Una mañana en Valledupar antes de salir el sol, recién llegado como médico especialista en cirugía general, cuando salía de la casa de mi madre, después de llevarle medicamentos para alguno de sus achaques, Wilson Márquez que venía en su viejo campero Suzuki, pita y me grita: ¬“Primo acérquese para presentarle a Rafael Escalona”¬. El maestro le dijo: “Yo soy el que debo presentártelo”.
Sonrientes se bajaron del carro y nos sentamos sobre el borde de la jardinera de la casa y comenzaron a brindarme tragos de whisky, al ratico nos acompañaban más de 20 personas, entre ellos ‘Poncho’ Rivero, vecino de mi madre y amiguísimo de Wilson Márquez y por supuesto del maestro.
Por el jolgorio que incrementaba el malestar de mi madre, invité a la concurrencia a trasladarnos a la casa de mis suegros, diagonal a donde estábamos, luego llega Alfonso ‘Poncho’ Zuleta con conjunto vallenato, el enano Madera y una o dos cajas de whisky.

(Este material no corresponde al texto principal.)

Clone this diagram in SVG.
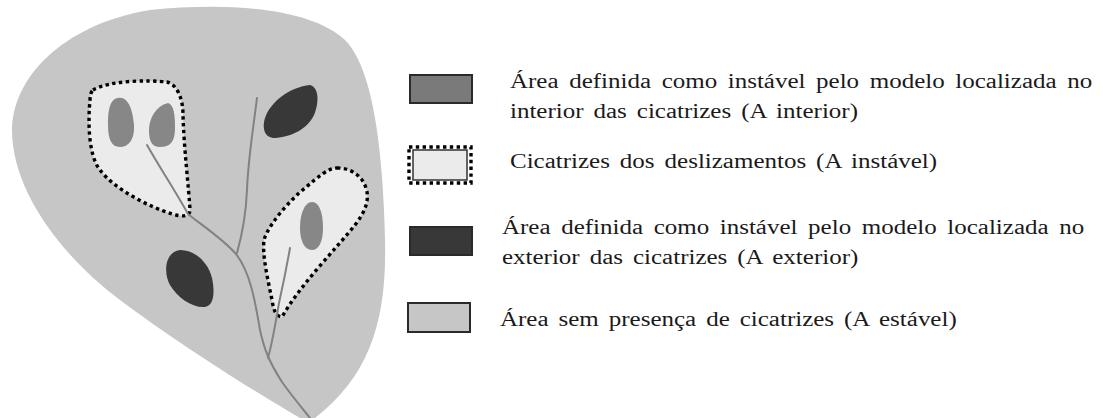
<svg xmlns="http://www.w3.org/2000/svg" width="1103" height="418" viewBox="0 0 1103 418">
  <style>
    .area { fill: #c6c6c6; }
    .scar { fill: #ebebeb; stroke: #000; stroke-width: 3.4; stroke-dasharray: 3.4 3.4; }
    .inner { fill: #878787; }
    .outer { fill: #383838; }
    .drain { fill: none; stroke: #828282; stroke-width: 2; stroke-linecap: round; stroke-linejoin: round; }
    .key { stroke: #2a2a2a; stroke-width: 2; }
    .label { font-family: "Liberation Serif", "Times New Roman", serif; font-size: 20px; fill: #1a1a1a; word-spacing: 3px; }
    .just { word-spacing: 3.5px; }
  </style>

  <!-- basin outline -->
  <g id="basin">
    <path class="area" d="M 150 10 C 230 2, 310 8, 345 40 C 375 70, 383 160, 385 240 C 387 320, 370 375, 315 418 L 300 418 C 260 395, 180 345, 120 300 C 60 255, 12 190, 12 130 C 12 80, 60 25, 150 10 Z"/>
  </g>

  <!-- landslide scars -->
  <g id="scar-left">
    <path class="scar" d="M 93 90 C 110 80, 150 80, 167 82 C 178 85, 183 100, 183 115 C 184 150, 189 190, 190 210 C 190 217, 182 217, 172 214 C 150 207, 115 190, 100 170 C 88 155, 88 120, 90 100 C 90 95, 91 92, 93 90 Z"/>
    <path class="inner" d="M 118 98 C 128 96, 133 110, 134 125 C 135 140, 128 147, 120 147 C 111 147, 108 138, 108 125 C 108 110, 110 99, 118 98 Z"/>
    <path class="inner" d="M 168 103 C 174 105, 175 115, 175 128 C 175 142, 170 147, 160 147 C 151 147, 149 140, 149 130 C 149 118, 156 106, 168 103 Z"/>
  </g>
  <g id="scar-right">
    <path class="scar" d="M 337 168 C 350 168, 362 175, 366 188 C 370 200, 365 212, 355 225 C 335 250, 300 285, 282 317 C 276 316, 274 312, 272 300 C 268 280, 262 255, 264 240 C 268 225, 290 200, 305 188 C 318 177, 328 168, 337 168 Z"/>
    <path class="inner" d="M 312 202 C 320 202, 323 215, 323 228 C 323 243, 318 250, 312 250 C 304 250, 300 240, 300 228 C 300 213, 305 202, 312 202 Z"/>
  </g>

  <!-- unstable areas outside the scars -->
  <g id="outer-top">
    <path class="outer" d="M 310 85 C 318 87, 320 100, 314 115 C 307 130, 290 137, 275 138 C 264 138, 262 128, 265 118 C 270 102, 290 87, 310 85 Z"/>
  </g>
  <g id="outer-bottom">
    <path class="outer" d="M 180 250 C 195 250, 208 262, 212 278 C 215 292, 214 306, 205 307 C 192 308, 178 298, 170 285 C 163 272, 165 252, 180 250 Z"/>
  </g>

  <!-- drainage lines -->
  <g id="drainage">
    <path class="drain" d="M 147 145 C 160 168, 176 192, 188 214 C 200 224, 222 238, 236 254 C 250 272, 255 300, 260 330 C 264 348, 268 360, 282 382 C 292 396, 302 408, 310 418"/>
    <path class="drain" d="M 257 98 C 253 130, 248 160, 247 190 C 246 215, 242 235, 237 253"/>
    <path class="drain" d="M 290 248 C 287 265, 283 285, 279 303 C 276 320, 273 340, 268 358"/>
  </g>

  <!-- legend (text is set in a horizontally widened serif face) -->
  <g id="legend-interior">
    <rect class="key" x="410" y="75" width="62" height="28" fill="#7a7a7a"/>
    <text class="label just" transform="scale(1.25 1)" x="408" y="88">Área definida como instável pelo modelo localizada no</text>
    <text class="label" transform="scale(1.25 1)" x="408" y="118">interior das cicatrizes (A interior)</text>
  </g>
  <g id="legend-scar">
    <rect x="409" y="147" width="62" height="36" fill="none" stroke="#000" stroke-width="3.4" stroke-dasharray="3.4 3.4"/>
    <rect x="413" y="150" width="54" height="30" fill="#ebebeb" stroke="#333" stroke-width="1.5"/>
    <text class="label" transform="scale(1.25 1)" x="408" y="168">Cicatrizes dos deslizamentos (A instável)</text>
  </g>
  <g id="legend-exterior">
    <rect class="key" x="410" y="227" width="62" height="28" fill="#383838" stroke="#555"/>
    <text class="label just" transform="scale(1.25 1)" x="401.6" y="234">Área definida como instável pelo modelo localizada no</text>
    <text class="label" transform="scale(1.25 1)" x="401.6" y="264">exterior das cicatrizes (A exterior)</text>
  </g>
  <g id="legend-stable">
    <rect class="key" x="408" y="303" width="62" height="29" fill="#c6c6c6"/>
    <text class="label" transform="scale(1.25 1)" x="400" y="326">Área sem presença de cicatrizes (A estável)</text>
  </g>
</svg>
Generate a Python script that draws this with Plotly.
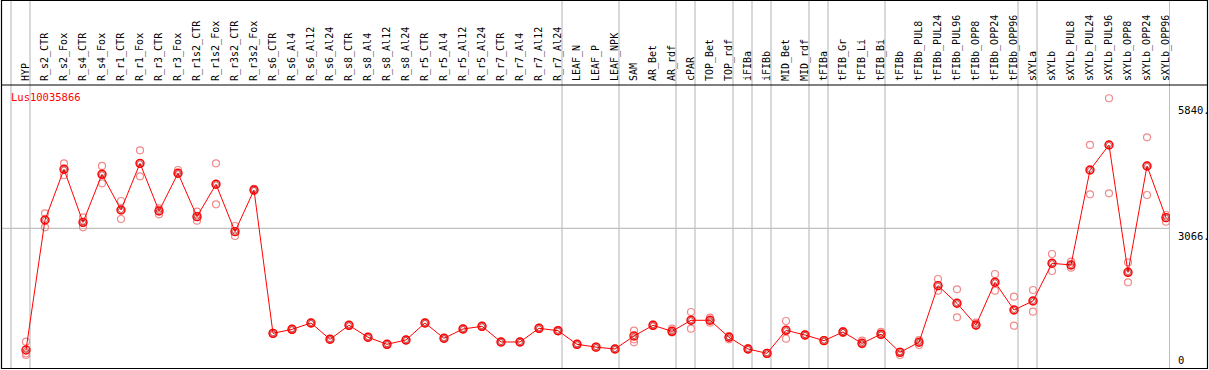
import plotly.graph_objects as go

categories = ["HYP", "R_s2_CTR", "R_s2_Fox", "R_s4_CTR", "R_s4_Fox", "R_r1_CTR", "R_r1_Fox",
              "R_r3_CTR", "R_r3_Fox", "R_r1s2_CTR", "R_r1s2_Fox", "R_r3s2_CTR", "R_r3s2_Fox",
              "R_s6_CTR", "R_s6_Al4", "R_s6_Al12", "R_s6_Al24", "R_s8_CTR", "R_s8_Al4",
              "R_s8_Al12", "R_s8_Al24", "R_r5_CTR", "R_r5_Al4", "R_r5_Al12", "R_r5_Al24",
              "R_r7_CTR", "R_r7_Al4", "R_r7_Al12", "R_r7_Al24", "LEAF_N", "LEAF_P", "LEAF_NPK",
              "SAM", "AR_Bet", "AR_rdf", "cPAR", "TOP_Bet", "TOP_rdf", "iFIBa", "iFIBb",
              "MID_Bet", "MID_rdf", "tFIBa", "tFIB_Gr", "tFIB_Li", "tFIB_Bi", "tFIBb",
              "tFIBb_PUL8", "tFIBb_PUL24", "tFIBb_PUL96", "tFIBb_OPP8", "tFIBb_OPP24",
              "tFIBb_OPP96", "sXYLa", "sXYLb", "sXYLb_PUL8", "sXYLb_PUL24", "sXYLb_PUL96",
              "sXYLb_OPP8", "sXYLb_OPP24", "sXYLb_OPP96"]

means = [395, 3248, 4361, 3197, 4251, 3468, 4492, 3446, 4273, 3322, 4032, 2992, 3907,
         761, 849, 988, 630, 937, 674, 520, 615, 988, 652, 856, 915, 571, 571, 871, 819,
         520, 458, 417, 702, 937, 805, 1047, 1047, 674, 417, 322, 827, 724, 600, 790, 542,
         742, 344, 564, 1807, 1420, 944, 1881, 1273, 1471, 2298, 2261, 4346, 4895, 2100,
         4434, 3300]

rep_high = [577, 3395, 4492, 3307, 4434, 3665, 4778, 3505, 4346, 3431, 4492, 3117, 3930,
            771, 859, 998, 640, 947, 684, 530, 625, 998, 662, 866, 925, 581, 581, 881, 829,
            530, 468, 427, 819, 950, 863, 1229, 1104, 700, 430, 335, 1032, 740, 615, 810, 600,
            795, 360, 615, 1953, 1727, 995, 2063, 1565, 1712, 2502, 2333, 4895, 5920, 2320,
            5063, 3358]

rep_low = [285, 3088, 4236, 3088, 4053, 3270, 4207, 3373, 4273, 3234, 3593, 2897, 3890,
           751, 839, 978, 620, 927, 664, 510, 605, 978, 642, 846, 905, 561, 561, 861, 809,
           510, 448, 407, 564, 925, 780, 863, 994, 630, 405, 310, 644, 710, 590, 770, 520,
           720, 285, 505, 1697, 1113, 930, 1697, 928, 1236, 2129, 2202, 3812, 3834, 1881,
           3797, 3212]

rep_mid = [322, 3248, 4361, 3197, 4251, 3468, 4492, 3446, 4273, 3322, 4032, 2992, 3907,
           761, 849, 988, 630, 937, 674, 520, 615, 988, 652, 856, 915, 571, 571, 871, 819,
           520, 458, 417, 630, 937, 805, 1047, 1047, 674, 417, 322, 827, 724, 600, 790, 542,
           742, 344, 564, 1807, 1420, 944, 1881, 1273, 1471, 2298, 2261, 4346, 4895, 2100,
           4434, 3300]

separator_after = ["HYP", "R_r7_Al24", "LEAF_NPK", "AR_rdf", "cPAR", "TOP_rdf", "iFIBa",
                   "iFIBb", "MID_rdf", "tFIBa", "tFIB_Bi", "tFIBb_OPP96", "sXYLa", "sXYLb_OPP96"]

gene_name = "Lus10035866"
ytick_vals = [0, 3066, 5840]
ytick_text = ["0", "3066.", "5840."]

# geometry
W, H = 1209, 370
ML, MR, MT, MB = 2, 39, 85, 2
plot_w = W - ML - MR
plot_h = H - MT - MB
step = 19.0
first_px = 26
x_min = -(first_px - ML) / step
x_max = x_min + plot_w / step
y_max = 6211

FONT = "DejaVu Sans Mono"
idx = list(range(len(categories)))

fig = go.Figure()

for reps in (rep_high, rep_low, rep_mid):
    fig.add_trace(go.Scatter(
        x=idx, y=reps, mode="markers",
        marker=dict(symbol="circle-open", size=7, color="#f08a8a", line=dict(width=1.2, color="#f08a8a")),
        hoverinfo="skip", showlegend=False))

fig.add_trace(go.Scatter(
    x=idx, y=means, mode="lines+markers",
    line=dict(color="#ff0000", width=1),
    marker=dict(symbol="circle-open", size=8, color="#ff0000", line=dict(width=1.4, color="#ff0000")),
    showlegend=False))
fig.add_trace(go.Scatter(
    x=idx, y=means, mode="markers",
    marker=dict(symbol="circle-open", size=5, color="#900000", line=dict(width=0.6, color="#900000")),
    hoverinfo="skip", showlegend=False))

shapes = []
def px_x(px):
    return (px - ML) / plot_w
def px_y(py):
    return (H - MB - py) / plot_h

top_paper = px_y(0)
# group separators (gray, full height)
sep_positions = [-1] + [categories.index(c) for c in separator_after]
for s in sep_positions:
    xv = min(s + 4.0 / step, x_max - 0.02)
    shapes.append(dict(type="line", xref="x", yref="paper", x0=xv, x1=xv, y0=0, y1=top_paper,
                       line=dict(color="#c0c0c0", width=1.2), layer="below"))
# horizontal grid at middle tick
shapes.append(dict(type="line", xref="paper", yref="y", x0=0, x1=1, y0=ytick_vals[1], y1=ytick_vals[1],
                   line=dict(color="#c0c0c0", width=1.2), layer="below"))
# outer frame and header line
shapes.append(dict(type="rect", xref="paper", yref="paper", x0=px_x(1.5), x1=px_x(1207.5),
                   y0=px_y(368.5), y1=px_y(0.5), line=dict(color="black", width=1.2), layer="above"))
shapes.append(dict(type="line", xref="paper", yref="paper", x0=px_x(1.5), x1=px_x(1207.5),
                   y0=px_y(85), y1=px_y(85), line=dict(color="black", width=1.2)))

annotations = [dict(text=gene_name, xref="paper", yref="paper", x=px_x(9), y=px_y(97),
                    xanchor="left", yanchor="middle", showarrow=False,
                    font=dict(family=FONT, size=10.5, color="#ff0000"))]
for v, t in zip(ytick_vals, ytick_text):
    annotations.append(dict(text=t, xref="paper", yref="y", x=1, y=v, xshift=6,
                            xanchor="left", yanchor="bottom" if v == 0 else "top",
                            showarrow=False, font=dict(family=FONT, size=10.5, color="black")))

fig.update_layout(
    width=W, height=H,
    margin=dict(l=ML, r=MR, t=MT, b=MB, pad=0, autoexpand=False),
    paper_bgcolor="white", plot_bgcolor="white",
    shapes=shapes, annotations=annotations,
    xaxis=dict(range=[x_min, x_max], side="top", tickmode="array", tickvals=idx,
               ticktext=categories, tickangle=-90, showgrid=False, zeroline=False,
               showline=False, ticks="", ticklabelstandoff=3, automargin=False,
               tickfont=dict(family=FONT, size=10, color="black")),
    yaxis=dict(range=[0, y_max], visible=False, showgrid=False, zeroline=False, automargin=False),
)

fig.write_html("out.html", config={"displayModeBar": False},
               post_script="document.body.style.margin='0';document.body.style.overflow='hidden';")
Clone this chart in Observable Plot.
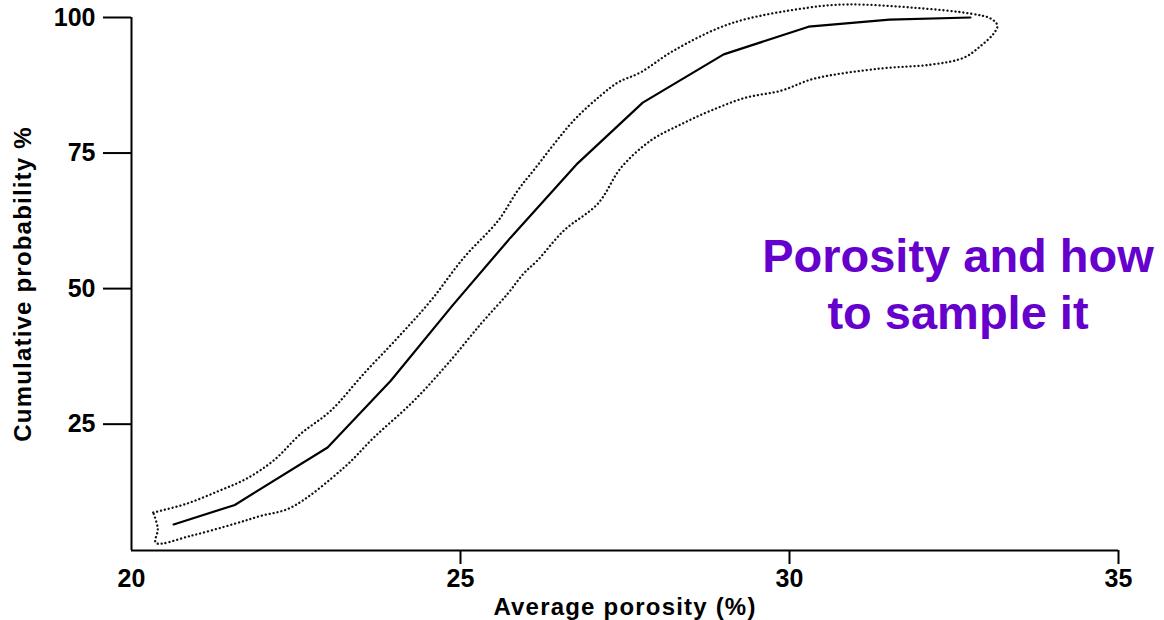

La reunión imprevista se convirtió en un parrandón mayúsculo que duró hasta el comienzo del declive del sol, porque el maestro no parrandeaba de noche. Yo también me ausenté y dejé la parranda a cargo de mi cuñado Guillermo Orozco Bernier, pues a mi suegro por los efectos del licor ya mi suegra lo había acostado.